Aber fangen wir von vorne an.
Wenn ein Kabarettist oder eine Kabarettistin sich dazu entscheidet, mit mir als Regisseurin zusammenarbeiten zu wollen, dann tun sie das freiwillig. Im Gegensatz zum normalen Theaterbetrieb, wo Ensembles oder Solokünstler*innen sich ihre Regisseur*innen höchst selten aussuchen können, sondern sie quasi von der Theaterleitung vorgesetzt bekommen, entscheiden Kabarettist*innen ganz und gar eigenständig, ob sie überhaupt mit Regisseur*innen zusammenarbeiten wollen und wenn ja, mit wem. Sie sind es auch, die ihre*n Regisseur*innen aus eigener Tasche bezahlen.

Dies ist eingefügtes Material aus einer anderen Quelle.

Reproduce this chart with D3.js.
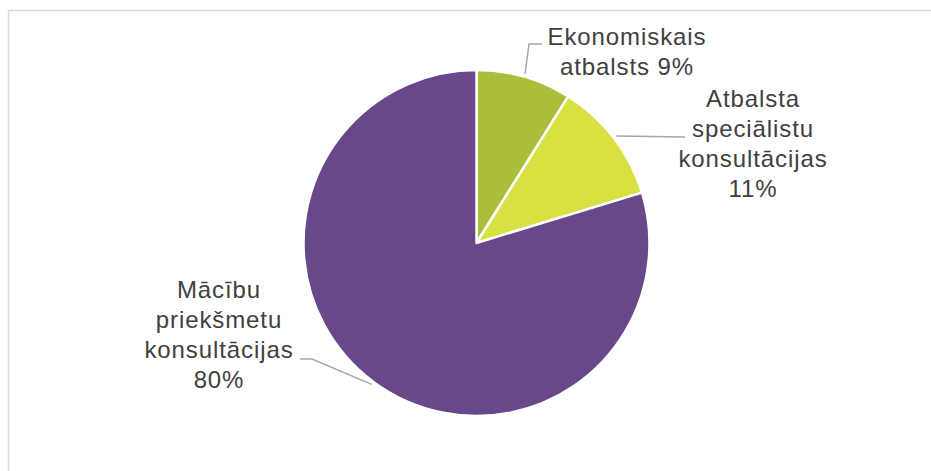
<!DOCTYPE html>
<meta charset="utf-8">
<script src="https://d3js.org/d3.v7.min.js"></script>
<style>
body { margin: 0; background: #fff; }
.lbl { font-family: "Liberation Sans", Arial, sans-serif; font-size: 24px; fill: #404040; letter-spacing: 0.9px; }
</style>
<body>
<div id="chart"></div>
<script>
// data (shares; labels show rounded percents)
var categories = ["Ekonomiskais atbalsts", "Atbalsta speciālistu konsultācijas", "Mācību priekšmetu konsultācijas"];
var values = [8.9, 11.4, 79.7];
var nameLines = [["Ekonomiskais", "atbalsts"], ["Atbalsta", "speciālistu", "konsultācijas"], ["Mācību", "priekšmetu", "konsultācijas"]];
var pctOwnLine = [false, true, true];
var colors = ["#abbd3b", "#d9e042", "#68478b"];

// layout
var width = 931, height = 471;
var cx = 476.5, cy = 243, radius = 173;
// label centre x / first baseline, and leader path (elbow, end)
var labelPos = [[627, 45], [753, 107], [219, 298]];
var leaderPts = [[[529, 44], [542, 44]], [[685, 137]], [[312, 359], [300, 359]]];
var lineH = 30;

var svg = d3.select("#chart").append("svg")
  .attr("width", width)
  .attr("height", height);

// chart area border
svg.append("rect")
  .attr("x", 8.5).attr("y", 10.5)
  .attr("width", 1000).attr("height", 1000)
  .attr("fill", "none")
  .attr("stroke", "#d9d9d9")
  .attr("stroke-width", 1.5);

var pie = d3.pie().sort(null).value(function(d) { return d; });
var arcs = pie(values);
var arc = d3.arc().innerRadius(0).outerRadius(radius);

var g = svg.append("g").attr("transform", "translate(" + cx + "," + cy + ")");

g.selectAll("path.slice")
  .data(arcs)
  .enter().append("path")
    .attr("class", "slice")
    .attr("d", arc)
    .attr("fill", function(d, i) { return colors[i]; })
    .attr("stroke", "#fff")
    .attr("stroke-width", 2.5)
    .attr("stroke-linejoin", "round");

// leader lines
arcs.forEach(function(d, i) {
  var a = (d.startAngle + d.endAngle) / 2;
  var r = radius + 3;
  var start = [cx + Math.sin(a) * r, cy - Math.cos(a) * r];
  var pts = [start].concat(leaderPts[i]);
  svg.append("path")
    .attr("d", d3.line()(pts))
    .attr("fill", "none")
    .attr("stroke", "#a6a6a6")
    .attr("stroke-width", 1.5);
});

// labels
arcs.forEach(function(d, i) {
  var lines = nameLines[i].slice();
  var pct = Math.round(values[i] / d3.sum(values) * 100) + "%";
  if (pctOwnLine[i]) lines.push(pct);
  else lines[lines.length - 1] += " " + pct;
  var t = svg.append("text")
    .attr("class", "lbl")
    .attr("text-anchor", "middle");
  lines.forEach(function(s, j) {
    t.append("tspan")
      .attr("x", labelPos[i][0])
      .attr("y", labelPos[i][1] + j * lineH)
      .text(s);
  });
});
</script>
</body>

Daraus lässt sich ableiten, dass ein Wille zur sinnstiftenden und kollegialen Zusammenarbeit von vornherein gegeben ist. Alles andere wäre irgendwie tragisch. Aber deshalb nicht zwingend unmöglich, weil sich oft ja erst während intensiver Arbeit zeigt, ob die Chemie wirklich stimmt. Aber so wirklich absichtlich wird sich wohl niemand jemanden hereinholen, für die erbrachte Leistung bezahlen und dann auf dem Standpunkt „Du hast mir gar nix zu sagen!“ verharren.
Sollte sowas trotzdem kurz mal aufflammen, denn nicht alles ist immer nur angenehm, was man von Regisseur*innen zu hören bekommt, und da ist dann Widerstand oder auch Ablehnung durchaus möglich, dann weiß ich schon pointiert darauf hinzuweisen, wie absurd die Situation gerade ist.
Vielleicht sollte ich auch noch erwähnen, dass ich persönlich nicht hintanstehe, vor dem Beginn der gemeinsamen Arbeit detailliert darauf hinzuweisen, was bei einer Zusammenarbeit mit mir zu erwarten ist. Denn ich halte nichts davon, dass jemand sozusagen die Katze im Sack kauft. Das würde auch das Ergebnis, nämlich ein qualitativ gutes und unterhaltsames Kabarettprogramm auf die Bühne zu bringen, eher torpedieren als fördern.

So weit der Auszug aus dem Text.